§ **Instructions for the task**
Where a line of the material contains the string "Apache", copy that line.

§ **Raw data**
══════════════════════════════
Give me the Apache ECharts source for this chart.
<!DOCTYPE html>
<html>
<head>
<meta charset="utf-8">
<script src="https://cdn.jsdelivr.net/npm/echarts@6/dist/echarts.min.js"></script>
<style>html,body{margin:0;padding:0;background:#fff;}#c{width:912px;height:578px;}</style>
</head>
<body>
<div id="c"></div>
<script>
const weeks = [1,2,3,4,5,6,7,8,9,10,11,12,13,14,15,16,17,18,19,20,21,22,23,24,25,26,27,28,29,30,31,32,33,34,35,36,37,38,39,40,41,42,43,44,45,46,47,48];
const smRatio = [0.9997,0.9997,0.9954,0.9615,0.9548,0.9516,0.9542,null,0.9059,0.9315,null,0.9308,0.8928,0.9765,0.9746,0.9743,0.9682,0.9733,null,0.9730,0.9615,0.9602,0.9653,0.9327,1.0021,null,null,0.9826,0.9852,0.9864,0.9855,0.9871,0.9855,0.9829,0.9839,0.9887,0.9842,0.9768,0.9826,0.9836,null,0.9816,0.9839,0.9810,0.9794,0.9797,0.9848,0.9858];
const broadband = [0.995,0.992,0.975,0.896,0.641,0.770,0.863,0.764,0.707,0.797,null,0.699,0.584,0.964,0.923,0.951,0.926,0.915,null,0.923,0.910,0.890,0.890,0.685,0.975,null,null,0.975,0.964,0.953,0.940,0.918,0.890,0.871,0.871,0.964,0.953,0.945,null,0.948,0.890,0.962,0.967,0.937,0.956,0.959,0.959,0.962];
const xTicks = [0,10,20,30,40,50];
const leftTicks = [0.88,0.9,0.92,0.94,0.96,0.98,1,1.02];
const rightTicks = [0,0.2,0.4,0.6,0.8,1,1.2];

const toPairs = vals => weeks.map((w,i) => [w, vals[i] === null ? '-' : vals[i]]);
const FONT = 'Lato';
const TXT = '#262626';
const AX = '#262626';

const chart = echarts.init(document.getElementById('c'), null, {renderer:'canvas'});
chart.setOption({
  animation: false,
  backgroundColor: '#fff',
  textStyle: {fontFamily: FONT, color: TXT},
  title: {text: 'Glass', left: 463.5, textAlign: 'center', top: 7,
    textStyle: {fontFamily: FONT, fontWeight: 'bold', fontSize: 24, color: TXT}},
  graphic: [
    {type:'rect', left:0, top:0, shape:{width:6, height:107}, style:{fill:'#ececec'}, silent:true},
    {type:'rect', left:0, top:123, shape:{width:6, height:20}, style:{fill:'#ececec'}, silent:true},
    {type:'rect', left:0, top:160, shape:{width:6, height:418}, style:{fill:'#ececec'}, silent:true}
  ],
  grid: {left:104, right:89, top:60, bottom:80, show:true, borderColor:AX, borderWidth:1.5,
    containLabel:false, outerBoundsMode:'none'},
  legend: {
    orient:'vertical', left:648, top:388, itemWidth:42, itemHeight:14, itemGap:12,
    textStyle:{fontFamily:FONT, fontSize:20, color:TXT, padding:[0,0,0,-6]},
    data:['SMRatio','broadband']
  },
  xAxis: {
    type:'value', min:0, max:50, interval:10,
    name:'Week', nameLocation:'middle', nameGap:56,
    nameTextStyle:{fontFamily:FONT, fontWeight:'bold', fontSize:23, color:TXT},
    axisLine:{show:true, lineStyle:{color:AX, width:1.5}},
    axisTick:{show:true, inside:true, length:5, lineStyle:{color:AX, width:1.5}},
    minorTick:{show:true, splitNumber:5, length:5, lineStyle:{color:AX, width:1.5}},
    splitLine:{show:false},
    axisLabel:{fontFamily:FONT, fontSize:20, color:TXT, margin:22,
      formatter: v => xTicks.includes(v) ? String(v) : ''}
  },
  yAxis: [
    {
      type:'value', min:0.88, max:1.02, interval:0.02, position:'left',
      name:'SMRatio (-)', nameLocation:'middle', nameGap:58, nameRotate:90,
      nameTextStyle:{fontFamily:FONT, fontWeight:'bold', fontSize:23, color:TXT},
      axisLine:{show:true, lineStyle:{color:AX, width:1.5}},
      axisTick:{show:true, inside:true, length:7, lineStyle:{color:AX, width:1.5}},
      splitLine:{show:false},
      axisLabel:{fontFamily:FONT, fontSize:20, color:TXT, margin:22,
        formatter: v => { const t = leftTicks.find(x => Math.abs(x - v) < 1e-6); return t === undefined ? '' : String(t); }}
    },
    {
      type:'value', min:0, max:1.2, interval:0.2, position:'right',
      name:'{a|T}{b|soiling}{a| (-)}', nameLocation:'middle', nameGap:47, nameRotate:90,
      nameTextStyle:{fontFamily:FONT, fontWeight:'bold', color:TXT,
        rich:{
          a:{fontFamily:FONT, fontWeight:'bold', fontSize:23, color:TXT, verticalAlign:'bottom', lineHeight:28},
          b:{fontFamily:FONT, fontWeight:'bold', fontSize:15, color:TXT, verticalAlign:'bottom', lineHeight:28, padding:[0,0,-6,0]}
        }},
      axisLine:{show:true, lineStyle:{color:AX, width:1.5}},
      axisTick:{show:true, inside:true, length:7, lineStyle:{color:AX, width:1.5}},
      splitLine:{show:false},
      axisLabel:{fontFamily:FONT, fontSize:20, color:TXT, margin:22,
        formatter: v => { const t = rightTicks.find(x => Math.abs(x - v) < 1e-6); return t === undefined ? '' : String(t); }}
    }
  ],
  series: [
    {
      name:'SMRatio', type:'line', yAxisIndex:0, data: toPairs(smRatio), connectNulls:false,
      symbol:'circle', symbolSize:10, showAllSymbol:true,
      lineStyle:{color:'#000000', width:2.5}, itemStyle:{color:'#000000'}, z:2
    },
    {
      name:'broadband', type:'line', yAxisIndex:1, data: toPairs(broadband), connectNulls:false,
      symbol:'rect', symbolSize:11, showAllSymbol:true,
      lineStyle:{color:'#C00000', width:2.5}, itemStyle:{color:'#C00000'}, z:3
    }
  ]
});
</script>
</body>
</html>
══════════════════════════════
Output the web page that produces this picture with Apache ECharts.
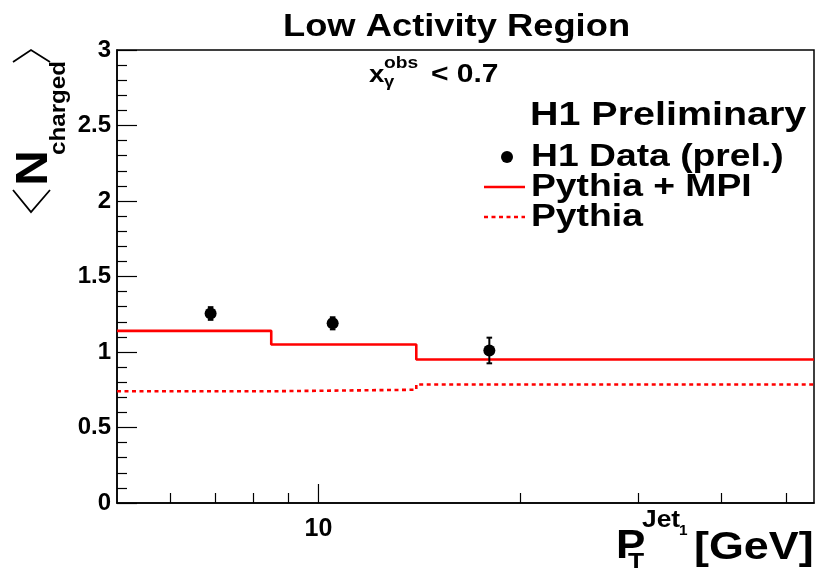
══════════════════════════════
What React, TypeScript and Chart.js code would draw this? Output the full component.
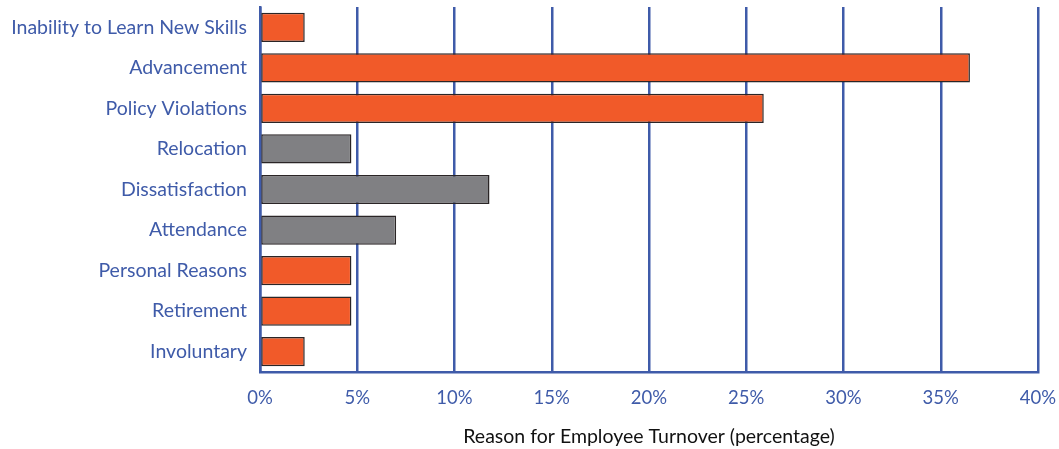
══════════════════════════════
§ **Task solution**
Give me the Apache ECharts source for this chart.
Output the web page that produces this picture with Apache ECharts.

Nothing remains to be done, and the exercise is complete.